If you have loaded a program, made a query, and the interpreter seems to take forever to respond, you have probably made a mistake somewhere which makes the program left recursive (it is "looping"). This happens to everyone--don't panic!
If you suspect that the interpreter may be stuck in an infinite loop, send the interrupt signal C-c C-c to the shell.
The interrupt signal is in fact C-c--this is what you would use if you ran SICStus from a Unix shell. However, Emacs already uses C-c for other purposes, so to be able to address the Unix process, you prefix the signal. The prefix that does this is also C-c--this is why you have to type C-c twice.
Prolog interruption (h for help)?You have several options at this point (you can see them all by typing h). If it is obvious what the problem with the code is, ABORT the current goal by typing a. This terminates the query, and the returns
| ?-. If for some reason you would want to exit the interpreter completely, type e instead.
If nothing was wrong and the query was simply taking a long time to process, type c for continue, or if you are not sure, start tracing by typing t (there are a few more options: BREAKING and DEBUGGING, which are handy when you become more adept at debugging programs--see Tracing and Debugging. When you trace, the interpreter shows the current goal, followed by the prompt ?. There are a number of commands you can type at this prompt (see Tracing and Debugging. for the details).
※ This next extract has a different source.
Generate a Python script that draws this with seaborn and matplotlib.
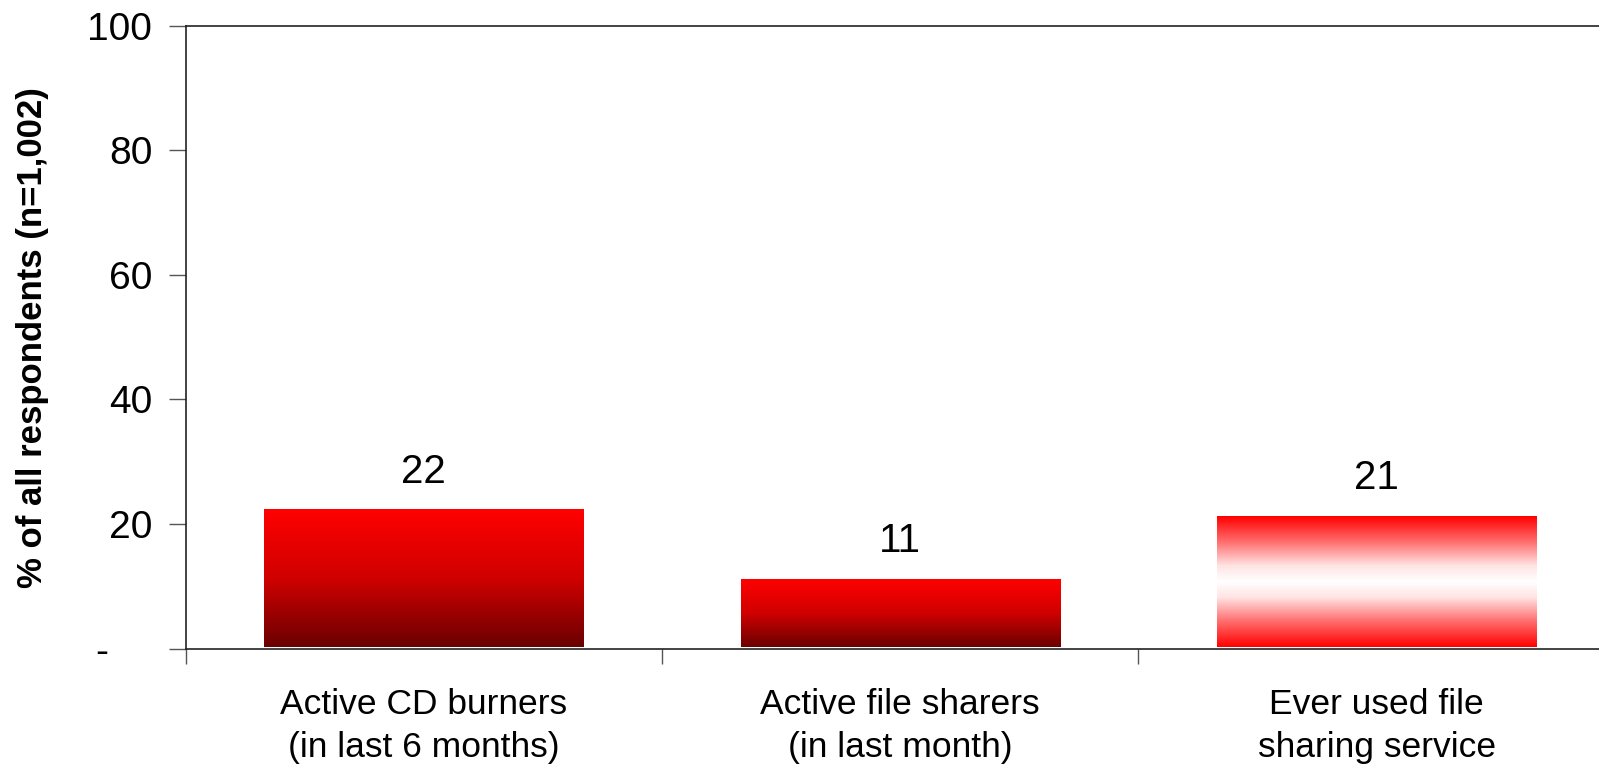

The basic ones are carriage return, which shows the next goal, a which aborts the query, and n which switches tracing off and continues the execution.
If you suspect that the interpreter is stuck in an infinite loop, interrupt the execution as soon as possible! While Prolog is still trying to execute the left-recursive procedure, it uses up the machine's resources very rapidly, and the other people who are logged on to the same machine will have their processes slowed down.